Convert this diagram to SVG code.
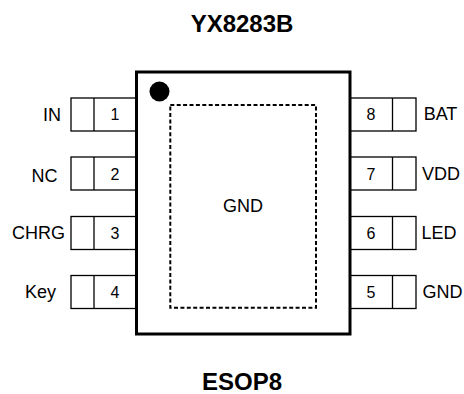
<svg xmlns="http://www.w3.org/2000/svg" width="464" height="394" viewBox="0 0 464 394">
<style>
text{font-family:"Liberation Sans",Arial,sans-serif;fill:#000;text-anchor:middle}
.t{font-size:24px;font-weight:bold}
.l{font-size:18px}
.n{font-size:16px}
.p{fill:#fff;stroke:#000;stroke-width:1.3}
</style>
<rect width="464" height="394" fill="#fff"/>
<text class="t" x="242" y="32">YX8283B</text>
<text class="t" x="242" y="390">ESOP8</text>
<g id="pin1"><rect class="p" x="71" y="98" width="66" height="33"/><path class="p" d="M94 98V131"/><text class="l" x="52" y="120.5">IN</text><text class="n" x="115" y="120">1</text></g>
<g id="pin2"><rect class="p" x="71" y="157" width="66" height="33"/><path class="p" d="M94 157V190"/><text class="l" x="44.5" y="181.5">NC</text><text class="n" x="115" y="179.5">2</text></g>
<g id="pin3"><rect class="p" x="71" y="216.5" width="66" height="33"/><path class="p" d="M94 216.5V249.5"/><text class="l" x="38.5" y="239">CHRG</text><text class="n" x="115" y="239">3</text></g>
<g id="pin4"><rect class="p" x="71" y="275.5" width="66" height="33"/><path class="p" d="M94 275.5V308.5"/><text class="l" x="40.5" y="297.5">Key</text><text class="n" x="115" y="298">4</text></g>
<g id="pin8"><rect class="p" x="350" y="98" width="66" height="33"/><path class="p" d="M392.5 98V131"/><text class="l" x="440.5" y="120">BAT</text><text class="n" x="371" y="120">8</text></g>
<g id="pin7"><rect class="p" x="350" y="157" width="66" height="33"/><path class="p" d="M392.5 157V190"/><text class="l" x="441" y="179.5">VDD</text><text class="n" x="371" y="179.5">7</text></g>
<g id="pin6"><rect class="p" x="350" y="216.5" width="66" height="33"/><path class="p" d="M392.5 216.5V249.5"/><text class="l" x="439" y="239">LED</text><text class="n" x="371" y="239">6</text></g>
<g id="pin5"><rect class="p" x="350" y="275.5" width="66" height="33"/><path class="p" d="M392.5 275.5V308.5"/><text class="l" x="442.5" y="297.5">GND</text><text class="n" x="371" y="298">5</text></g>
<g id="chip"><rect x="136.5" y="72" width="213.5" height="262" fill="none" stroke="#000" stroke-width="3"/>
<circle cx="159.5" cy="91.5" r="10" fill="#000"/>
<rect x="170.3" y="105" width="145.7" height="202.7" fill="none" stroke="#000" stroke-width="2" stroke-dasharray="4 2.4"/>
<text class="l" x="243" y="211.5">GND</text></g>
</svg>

**WHAT TO WORK ON**
Without the pictures, copy the material exactly as given.

**TASK RESPONSE**
Convert this diagram to SVG code.
<svg xmlns="http://www.w3.org/2000/svg" width="464" height="394" viewBox="0 0 464 394">
<style>
text{font-family:"Liberation Sans",Arial,sans-serif;fill:#000;text-anchor:middle}
.t{font-size:24px;font-weight:bold}
.l{font-size:18px}
.n{font-size:16px}
.p{fill:#fff;stroke:#000;stroke-width:1.3}
</style>
<rect width="464" height="394" fill="#fff"/>
<text class="t" x="242" y="32">YX8283B</text>
<text class="t" x="242" y="390">ESOP8</text>
<g id="pin1"><rect class="p" x="71" y="98" width="66" height="33"/><path class="p" d="M94 98V131"/><text class="l" x="52" y="120.5">IN</text><text class="n" x="115" y="120">1</text></g>
<g id="pin2"><rect class="p" x="71" y="157" width="66" height="33"/><path class="p" d="M94 157V190"/><text class="l" x="44.5" y="181.5">NC</text><text class="n" x="115" y="179.5">2</text></g>
<g id="pin3"><rect class="p" x="71" y="216.5" width="66" height="33"/><path class="p" d="M94 216.5V249.5"/><text class="l" x="38.5" y="239">CHRG</text><text class="n" x="115" y="239">3</text></g>
<g id="pin4"><rect class="p" x="71" y="275.5" width="66" height="33"/><path class="p" d="M94 275.5V308.5"/><text class="l" x="40.5" y="297.5">Key</text><text class="n" x="115" y="298">4</text></g>
<g id="pin8"><rect class="p" x="350" y="98" width="66" height="33"/><path class="p" d="M392.5 98V131"/><text class="l" x="440.5" y="120">BAT</text><text class="n" x="371" y="120">8</text></g>
<g id="pin7"><rect class="p" x="350" y="157" width="66" height="33"/><path class="p" d="M392.5 157V190"/><text class="l" x="441" y="179.5">VDD</text><text class="n" x="371" y="179.5">7</text></g>
<g id="pin6"><rect class="p" x="350" y="216.5" width="66" height="33"/><path class="p" d="M392.5 216.5V249.5"/><text class="l" x="439" y="239">LED</text><text class="n" x="371" y="239">6</text></g>
<g id="pin5"><rect class="p" x="350" y="275.5" width="66" height="33"/><path class="p" d="M392.5 275.5V308.5"/><text class="l" x="442.5" y="297.5">GND</text><text class="n" x="371" y="298">5</text></g>
<g id="chip"><rect x="136.5" y="72" width="213.5" height="262" fill="none" stroke="#000" stroke-width="3"/>
<circle cx="159.5" cy="91.5" r="10" fill="#000"/>
<rect x="170.3" y="105" width="145.7" height="202.7" fill="none" stroke="#000" stroke-width="2" stroke-dasharray="4 2.4"/>
<text class="l" x="243" y="211.5">GND</text></g>
</svg>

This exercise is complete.